Sharma's research contributions have been at the intersection of Theoretical Computer Science and Artificial Intelligence, especially the fields of Computational Learning Theory and Algorithmic Learning Theory that focus on mathematical frameworks for analyzing the capability and limits of Machine Learning.' During the 1990s, Sharma had a very productive collaboration with Professor Sanjay Jain that led to significant new results in E Mark Gold's paradigm of language identification in the limit. As a result of these contributions, Jain and Sharma were invited by MIT Press to coauthor the second edition of the classic first edition of the book Systems That Learn by Osherson, Stob, and Weinstein.

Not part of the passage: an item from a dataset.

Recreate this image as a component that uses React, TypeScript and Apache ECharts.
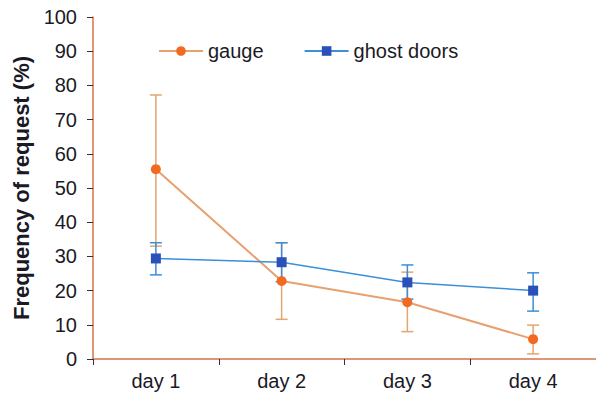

He was appointed as an inaugural member of the independent Advisory Council of the Australian Research Council (2008–09). He was a member of the World Economic Forum's Global Future Council on Innovation Ecosystems. He was the Champion of Team Queensland that participated in the MIT Regional Entrepreneurship Acceleration Program (REAP).

Through his policy papers and newspaper articles, Sharma has played a significant role in doctrinal advocacy at the intersection of research, entrepreneurship and economic development.

== Publications ==

=== Books ===

==== Authored ====

- Systems that learn: an introduction to learning theory. S, Jain, D. N. Osherson, J. S. Royer & A. Sharma (Authors), 2nd ed., Cambridge, Mass.: MIT Press. 1999. ISBN 978-0-262-27625-2. . The book has been favorably reviewed by Robert H. Sloan, Rūsiņš Mārtiņš Freivalds and Clark Glymour.

==== Edited ====

- "Algorithmic learning theory : 7th international workshop, ALT '96, Sydney, Australia, October 23-25, 1996 : proceedings" (1996)
- Algorithmic learning theory : 11th international conference, ALT 2000 Sydney, Australia, December 11–13, 2000, proceedings. Hiroki Arimura, Sanjay, February 22- Jain, Arun K. Sharma. Berlin: Springer. 2000. ISBN 3-540-41237-9. .
- Computing and combinatorics : 6th annual international conference, DZ Du COCOON 2000, Sydney, Australia, July 26–28, 2000 : proceedings. D. Du, P. Eades, V. Estivill-Castro, X. Lin, & A. Sharma . Berlin: Springer. 2000. ISBN 3-540-67787-9.

== Awards ==

- Premier of Queensland Special Award at the 2010 Queensland Export Awards.
- Included in the Knowledge Nation 100 List, 2015, published by the Office of the Chief Scientist.
- Lifetime Achievement Award at the 2018 India Australia India Business and Community Awards.
- Distinguished Alumnus Award from Birla Institute of Technology & Science, Pilani, 2019.
- Member of the Order of Australia in 2019 Queen's Birthday Honours for services to Computer Science and Information Technology.